The Israelite’s became tired of TV dinners (remember those?). Not really, they just had to live off the land being on the move as they were really dependent on God to provide and reveal what was edible in that wilderness because it was “terra firma” to which they were unaccustomed. The text in verse 19 reads in English that “they spoke against God.” This is literally incorrect. The Hebrews knew better than to do this. The meaning here points to their getting inflated enough to think that their thoughts were the same as God’s. The point here is not only did the Israelite’s attempt to negotiate with God about the menu but they were attempting to negotiate with God in projecting their thoughts as his own. History is bursting at the seams when human beings become inflated enough to play God. Church history (Crusades, Inquisition, Indulgences), political history (Marx, Lenin, Stalin, Hitler, Mao, Pol pot, Castro), science and technological history (remember the Titanic?) are all full of episode after episode where a sense of omnipotence and invincibility pervade the human mind creating chaos and suffering.

We’re a peculiar lot, we humans. We desire deliverance from the suffering of spiritual darkness while at the same time wanting to call the shots so our lives are safe and comfortable. I reckon that Jesus went through this temptation in the Garden of Gethsemane the evening before he was tortured and crucified.
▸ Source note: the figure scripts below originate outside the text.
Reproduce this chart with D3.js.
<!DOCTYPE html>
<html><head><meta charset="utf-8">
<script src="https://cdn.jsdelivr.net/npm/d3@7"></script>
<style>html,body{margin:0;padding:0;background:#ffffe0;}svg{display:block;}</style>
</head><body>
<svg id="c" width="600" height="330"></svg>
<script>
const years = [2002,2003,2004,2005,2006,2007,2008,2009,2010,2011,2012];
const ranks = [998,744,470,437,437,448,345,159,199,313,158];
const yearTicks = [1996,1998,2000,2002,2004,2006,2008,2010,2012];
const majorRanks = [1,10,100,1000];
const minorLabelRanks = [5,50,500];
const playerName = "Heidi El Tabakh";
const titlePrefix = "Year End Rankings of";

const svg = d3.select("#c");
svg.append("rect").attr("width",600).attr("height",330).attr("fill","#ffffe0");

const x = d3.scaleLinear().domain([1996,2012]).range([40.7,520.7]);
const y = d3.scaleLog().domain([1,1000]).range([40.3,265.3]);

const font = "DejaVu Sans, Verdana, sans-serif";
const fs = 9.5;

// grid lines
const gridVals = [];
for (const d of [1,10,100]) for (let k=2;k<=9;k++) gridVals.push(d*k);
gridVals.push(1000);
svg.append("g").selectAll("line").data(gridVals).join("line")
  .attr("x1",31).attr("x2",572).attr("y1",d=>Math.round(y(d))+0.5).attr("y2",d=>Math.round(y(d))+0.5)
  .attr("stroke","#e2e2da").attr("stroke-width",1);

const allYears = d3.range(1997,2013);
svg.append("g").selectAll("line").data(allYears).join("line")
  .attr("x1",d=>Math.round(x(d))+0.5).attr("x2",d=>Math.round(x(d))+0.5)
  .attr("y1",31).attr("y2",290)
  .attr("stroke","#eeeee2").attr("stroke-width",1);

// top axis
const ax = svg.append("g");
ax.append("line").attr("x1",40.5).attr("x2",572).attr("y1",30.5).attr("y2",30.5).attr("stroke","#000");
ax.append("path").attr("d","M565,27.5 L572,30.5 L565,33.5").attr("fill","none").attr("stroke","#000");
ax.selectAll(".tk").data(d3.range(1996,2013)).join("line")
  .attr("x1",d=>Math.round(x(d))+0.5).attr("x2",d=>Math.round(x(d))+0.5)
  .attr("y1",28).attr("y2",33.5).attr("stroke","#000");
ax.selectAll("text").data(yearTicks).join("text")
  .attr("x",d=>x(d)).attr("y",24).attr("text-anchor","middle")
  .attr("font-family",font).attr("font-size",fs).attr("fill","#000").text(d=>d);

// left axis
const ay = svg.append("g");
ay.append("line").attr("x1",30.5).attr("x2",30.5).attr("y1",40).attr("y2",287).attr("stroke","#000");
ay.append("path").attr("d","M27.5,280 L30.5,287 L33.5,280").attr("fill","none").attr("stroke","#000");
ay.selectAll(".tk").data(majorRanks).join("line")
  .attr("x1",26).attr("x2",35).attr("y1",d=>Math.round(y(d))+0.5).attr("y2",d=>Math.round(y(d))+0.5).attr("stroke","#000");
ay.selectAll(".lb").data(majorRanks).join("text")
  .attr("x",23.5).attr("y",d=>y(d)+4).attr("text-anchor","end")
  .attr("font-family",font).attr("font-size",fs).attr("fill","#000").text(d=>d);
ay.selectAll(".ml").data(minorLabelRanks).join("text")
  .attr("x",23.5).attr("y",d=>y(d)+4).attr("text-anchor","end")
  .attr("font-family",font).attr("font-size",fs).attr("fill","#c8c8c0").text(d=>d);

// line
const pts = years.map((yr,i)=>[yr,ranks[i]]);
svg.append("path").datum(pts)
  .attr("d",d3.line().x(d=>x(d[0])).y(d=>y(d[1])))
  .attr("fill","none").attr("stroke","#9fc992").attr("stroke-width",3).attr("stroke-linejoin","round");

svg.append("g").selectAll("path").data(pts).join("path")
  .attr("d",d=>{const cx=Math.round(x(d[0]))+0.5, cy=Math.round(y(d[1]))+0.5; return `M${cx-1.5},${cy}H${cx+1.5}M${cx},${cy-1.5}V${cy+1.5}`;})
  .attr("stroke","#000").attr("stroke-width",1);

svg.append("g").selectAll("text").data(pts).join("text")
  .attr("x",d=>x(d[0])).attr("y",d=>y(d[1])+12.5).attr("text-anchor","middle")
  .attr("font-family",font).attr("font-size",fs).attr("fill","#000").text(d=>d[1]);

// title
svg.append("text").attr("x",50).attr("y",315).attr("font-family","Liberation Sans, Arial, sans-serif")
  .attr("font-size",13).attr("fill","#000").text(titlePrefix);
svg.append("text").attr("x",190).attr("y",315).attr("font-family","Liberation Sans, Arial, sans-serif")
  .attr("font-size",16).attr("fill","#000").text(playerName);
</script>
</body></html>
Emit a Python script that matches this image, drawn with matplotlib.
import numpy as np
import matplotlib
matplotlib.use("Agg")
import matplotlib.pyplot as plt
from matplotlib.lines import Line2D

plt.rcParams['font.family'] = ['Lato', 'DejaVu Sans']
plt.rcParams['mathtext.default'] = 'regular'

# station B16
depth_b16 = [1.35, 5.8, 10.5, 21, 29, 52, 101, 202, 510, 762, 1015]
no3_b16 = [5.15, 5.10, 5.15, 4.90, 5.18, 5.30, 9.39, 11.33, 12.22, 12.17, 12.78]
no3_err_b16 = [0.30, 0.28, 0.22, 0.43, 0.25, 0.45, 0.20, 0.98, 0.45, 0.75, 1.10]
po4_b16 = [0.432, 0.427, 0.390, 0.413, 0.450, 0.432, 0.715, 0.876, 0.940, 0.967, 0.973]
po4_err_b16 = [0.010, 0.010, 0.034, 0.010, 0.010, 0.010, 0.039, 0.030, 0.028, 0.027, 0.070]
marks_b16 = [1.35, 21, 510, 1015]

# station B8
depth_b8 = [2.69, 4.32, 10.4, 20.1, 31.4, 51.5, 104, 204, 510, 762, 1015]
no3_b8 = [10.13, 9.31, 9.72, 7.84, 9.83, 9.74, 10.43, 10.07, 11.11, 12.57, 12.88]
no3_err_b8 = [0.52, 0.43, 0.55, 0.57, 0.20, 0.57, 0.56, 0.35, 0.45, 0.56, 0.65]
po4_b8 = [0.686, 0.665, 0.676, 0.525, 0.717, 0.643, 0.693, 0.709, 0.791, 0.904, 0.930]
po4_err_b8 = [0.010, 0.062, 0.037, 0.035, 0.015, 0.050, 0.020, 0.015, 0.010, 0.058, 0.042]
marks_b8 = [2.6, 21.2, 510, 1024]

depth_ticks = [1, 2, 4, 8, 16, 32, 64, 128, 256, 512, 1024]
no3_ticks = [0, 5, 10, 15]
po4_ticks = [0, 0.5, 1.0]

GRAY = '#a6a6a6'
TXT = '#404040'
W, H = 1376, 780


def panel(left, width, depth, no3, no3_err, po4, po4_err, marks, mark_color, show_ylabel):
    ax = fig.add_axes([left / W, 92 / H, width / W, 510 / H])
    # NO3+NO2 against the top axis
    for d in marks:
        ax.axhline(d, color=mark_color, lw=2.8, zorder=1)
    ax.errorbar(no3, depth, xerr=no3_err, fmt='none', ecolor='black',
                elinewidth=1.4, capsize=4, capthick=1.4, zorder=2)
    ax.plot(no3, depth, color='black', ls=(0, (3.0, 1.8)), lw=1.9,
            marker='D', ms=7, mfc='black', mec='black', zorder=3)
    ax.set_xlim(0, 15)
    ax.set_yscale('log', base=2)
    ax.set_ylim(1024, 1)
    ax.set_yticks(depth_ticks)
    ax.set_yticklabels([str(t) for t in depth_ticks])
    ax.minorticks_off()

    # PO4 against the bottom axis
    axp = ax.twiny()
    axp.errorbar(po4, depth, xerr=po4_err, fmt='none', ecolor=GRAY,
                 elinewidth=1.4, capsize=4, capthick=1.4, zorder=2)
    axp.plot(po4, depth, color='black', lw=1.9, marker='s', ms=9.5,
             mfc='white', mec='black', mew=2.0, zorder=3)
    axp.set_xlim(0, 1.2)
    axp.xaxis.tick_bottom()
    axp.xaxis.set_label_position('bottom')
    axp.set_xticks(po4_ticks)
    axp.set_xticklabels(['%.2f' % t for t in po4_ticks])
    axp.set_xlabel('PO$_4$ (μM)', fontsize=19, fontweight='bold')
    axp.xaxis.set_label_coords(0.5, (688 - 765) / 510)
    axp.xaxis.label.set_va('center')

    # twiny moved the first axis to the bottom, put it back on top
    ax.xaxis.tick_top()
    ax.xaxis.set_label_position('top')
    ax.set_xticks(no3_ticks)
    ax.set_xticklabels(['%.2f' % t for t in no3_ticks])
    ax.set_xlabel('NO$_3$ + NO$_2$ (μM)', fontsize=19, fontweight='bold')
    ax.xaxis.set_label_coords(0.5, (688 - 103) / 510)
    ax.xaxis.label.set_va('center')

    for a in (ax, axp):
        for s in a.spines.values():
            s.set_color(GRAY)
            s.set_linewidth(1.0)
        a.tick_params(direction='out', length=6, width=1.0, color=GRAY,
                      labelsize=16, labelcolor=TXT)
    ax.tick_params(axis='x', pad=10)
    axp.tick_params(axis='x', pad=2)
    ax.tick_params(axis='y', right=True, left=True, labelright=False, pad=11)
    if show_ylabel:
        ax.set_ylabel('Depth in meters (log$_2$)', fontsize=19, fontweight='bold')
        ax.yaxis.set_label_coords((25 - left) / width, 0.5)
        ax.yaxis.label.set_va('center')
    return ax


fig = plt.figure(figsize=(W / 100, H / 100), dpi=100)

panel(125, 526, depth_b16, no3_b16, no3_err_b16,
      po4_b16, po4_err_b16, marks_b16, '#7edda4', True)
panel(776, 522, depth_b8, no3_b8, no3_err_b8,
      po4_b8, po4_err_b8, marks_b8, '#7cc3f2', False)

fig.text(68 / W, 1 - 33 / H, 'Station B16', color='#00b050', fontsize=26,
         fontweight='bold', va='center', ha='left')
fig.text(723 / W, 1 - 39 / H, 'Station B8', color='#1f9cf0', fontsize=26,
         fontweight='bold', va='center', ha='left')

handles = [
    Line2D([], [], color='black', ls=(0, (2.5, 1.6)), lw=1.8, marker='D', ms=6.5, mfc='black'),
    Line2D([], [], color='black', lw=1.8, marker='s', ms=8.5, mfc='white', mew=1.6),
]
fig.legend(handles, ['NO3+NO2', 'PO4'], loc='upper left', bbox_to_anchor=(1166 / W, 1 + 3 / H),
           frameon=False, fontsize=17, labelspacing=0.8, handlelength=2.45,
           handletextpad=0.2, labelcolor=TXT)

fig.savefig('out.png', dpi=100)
I guess we can’t help wanting the easy way out sometimes but that spiritual character is forged through challenge and at times suffering. I think today we have an obsession with safety and ease. It’s not wrong to be safe but if we want safety more than God, then we’re back with the Israelite’s in the Wilderness who learned that there were no “safe spaces” in the Wilderness, but that God would be with them through their difficulties.
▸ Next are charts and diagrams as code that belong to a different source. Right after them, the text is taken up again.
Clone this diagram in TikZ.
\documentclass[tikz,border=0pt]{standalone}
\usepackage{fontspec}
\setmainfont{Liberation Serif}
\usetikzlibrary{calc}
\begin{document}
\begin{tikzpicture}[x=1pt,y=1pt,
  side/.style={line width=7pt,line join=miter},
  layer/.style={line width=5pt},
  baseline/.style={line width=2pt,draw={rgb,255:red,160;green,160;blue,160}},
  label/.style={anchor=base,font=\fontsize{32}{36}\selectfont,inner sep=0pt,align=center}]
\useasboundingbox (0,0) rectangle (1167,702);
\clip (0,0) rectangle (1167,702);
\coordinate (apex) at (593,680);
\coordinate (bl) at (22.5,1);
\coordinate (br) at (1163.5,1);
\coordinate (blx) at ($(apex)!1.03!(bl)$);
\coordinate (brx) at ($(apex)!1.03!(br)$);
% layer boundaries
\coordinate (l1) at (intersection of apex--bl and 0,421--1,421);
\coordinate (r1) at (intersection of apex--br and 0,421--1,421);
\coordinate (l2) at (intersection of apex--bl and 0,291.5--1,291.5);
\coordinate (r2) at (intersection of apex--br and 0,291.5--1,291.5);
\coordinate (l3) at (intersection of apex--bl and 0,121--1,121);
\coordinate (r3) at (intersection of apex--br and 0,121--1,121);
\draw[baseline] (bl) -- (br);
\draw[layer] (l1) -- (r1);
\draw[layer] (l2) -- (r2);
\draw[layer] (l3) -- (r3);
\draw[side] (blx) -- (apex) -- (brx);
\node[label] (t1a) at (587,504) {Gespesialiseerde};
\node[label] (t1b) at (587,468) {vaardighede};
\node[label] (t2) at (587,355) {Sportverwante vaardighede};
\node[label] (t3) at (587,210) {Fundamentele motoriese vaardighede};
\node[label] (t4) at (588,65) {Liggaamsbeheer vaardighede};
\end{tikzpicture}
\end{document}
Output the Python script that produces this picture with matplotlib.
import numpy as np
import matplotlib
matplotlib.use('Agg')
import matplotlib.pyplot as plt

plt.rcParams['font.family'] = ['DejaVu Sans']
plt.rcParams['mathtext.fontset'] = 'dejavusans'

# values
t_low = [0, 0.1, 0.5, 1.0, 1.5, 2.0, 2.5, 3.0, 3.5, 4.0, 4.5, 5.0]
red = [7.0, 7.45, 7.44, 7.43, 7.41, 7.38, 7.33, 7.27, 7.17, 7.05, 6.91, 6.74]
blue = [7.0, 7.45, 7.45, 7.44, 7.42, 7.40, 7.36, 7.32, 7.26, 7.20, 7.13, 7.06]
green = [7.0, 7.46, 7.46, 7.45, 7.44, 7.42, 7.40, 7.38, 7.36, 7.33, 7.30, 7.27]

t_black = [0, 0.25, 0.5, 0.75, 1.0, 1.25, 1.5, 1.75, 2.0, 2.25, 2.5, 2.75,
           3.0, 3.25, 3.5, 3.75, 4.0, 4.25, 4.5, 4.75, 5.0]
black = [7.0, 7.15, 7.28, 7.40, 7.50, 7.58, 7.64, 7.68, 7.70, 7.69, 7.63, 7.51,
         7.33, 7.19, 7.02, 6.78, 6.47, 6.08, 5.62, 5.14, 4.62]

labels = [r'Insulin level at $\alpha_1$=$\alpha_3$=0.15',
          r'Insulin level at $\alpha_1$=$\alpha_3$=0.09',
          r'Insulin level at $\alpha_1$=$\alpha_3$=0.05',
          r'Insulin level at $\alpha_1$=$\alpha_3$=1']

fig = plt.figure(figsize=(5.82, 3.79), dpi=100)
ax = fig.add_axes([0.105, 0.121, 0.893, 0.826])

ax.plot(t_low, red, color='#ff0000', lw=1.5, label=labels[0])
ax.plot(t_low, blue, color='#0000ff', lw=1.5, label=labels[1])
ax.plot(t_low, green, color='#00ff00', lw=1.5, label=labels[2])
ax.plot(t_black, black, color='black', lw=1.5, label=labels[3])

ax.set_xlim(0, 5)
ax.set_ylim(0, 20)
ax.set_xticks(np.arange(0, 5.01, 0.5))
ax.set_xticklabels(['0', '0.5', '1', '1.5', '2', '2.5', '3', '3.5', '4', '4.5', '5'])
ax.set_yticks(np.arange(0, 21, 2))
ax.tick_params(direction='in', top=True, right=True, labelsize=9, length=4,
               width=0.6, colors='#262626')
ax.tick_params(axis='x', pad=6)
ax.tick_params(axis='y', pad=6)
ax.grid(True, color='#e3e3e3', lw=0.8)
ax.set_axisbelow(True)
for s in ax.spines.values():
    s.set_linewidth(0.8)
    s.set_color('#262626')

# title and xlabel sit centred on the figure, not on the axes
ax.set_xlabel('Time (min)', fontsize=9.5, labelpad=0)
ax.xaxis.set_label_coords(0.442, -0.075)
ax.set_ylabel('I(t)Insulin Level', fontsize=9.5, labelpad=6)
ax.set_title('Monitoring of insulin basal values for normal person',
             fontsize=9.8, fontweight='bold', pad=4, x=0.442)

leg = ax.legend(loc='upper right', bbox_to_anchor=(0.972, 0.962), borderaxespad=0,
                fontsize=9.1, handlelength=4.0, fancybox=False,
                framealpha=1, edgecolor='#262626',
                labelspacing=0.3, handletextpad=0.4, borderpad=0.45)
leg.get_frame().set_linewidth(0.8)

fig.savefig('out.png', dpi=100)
Spiritual growth and ease generally are not always found on the same plate contrary to the beliefs of prosperity gospel lovers. You can’t have two good things that don’t normally go together at the same time. Such are the words of a letter from the Fourth Duke of Norfolk to Thomas Cromwell, servant of Henry III in 1538: “You can’t have your cake and eat it too.” We’re in a situation now that few of us have ever been before, that we only heard about from our parents and grandparents where the “terra” isn’t so “firma.” I recall this truth in the prayer found on the body of a Confederate soldier, in Devil’s Den at Gettysburg, the same day my Great Great Great Uncle died in the same battle on July 2nd of 1863:

I asked God for strength, that I might achieve. I was made weak, that I might learn humbly to obey. I asked for health, that I might do greater things. I was given infirmity, that I might do better things. I asked for riches, that I might be happy. I was given poverty, that I might be wise. I asked for power that I might have the praise of men. I was given weakness, that I might feel the need of God. I asked for all things, that I might enjoy life. I was given life, that I might enjoy all things. I got nothing that I asked for but got everything I had hoped for. Almost despite myself, my unspoken prayers were answered. I am, among all people, most richly blessed.

Peace comes from God, not from safety. Now, if I will allow God to convince my self of this once again (I forget sometimes), I’ll sleep better tonight.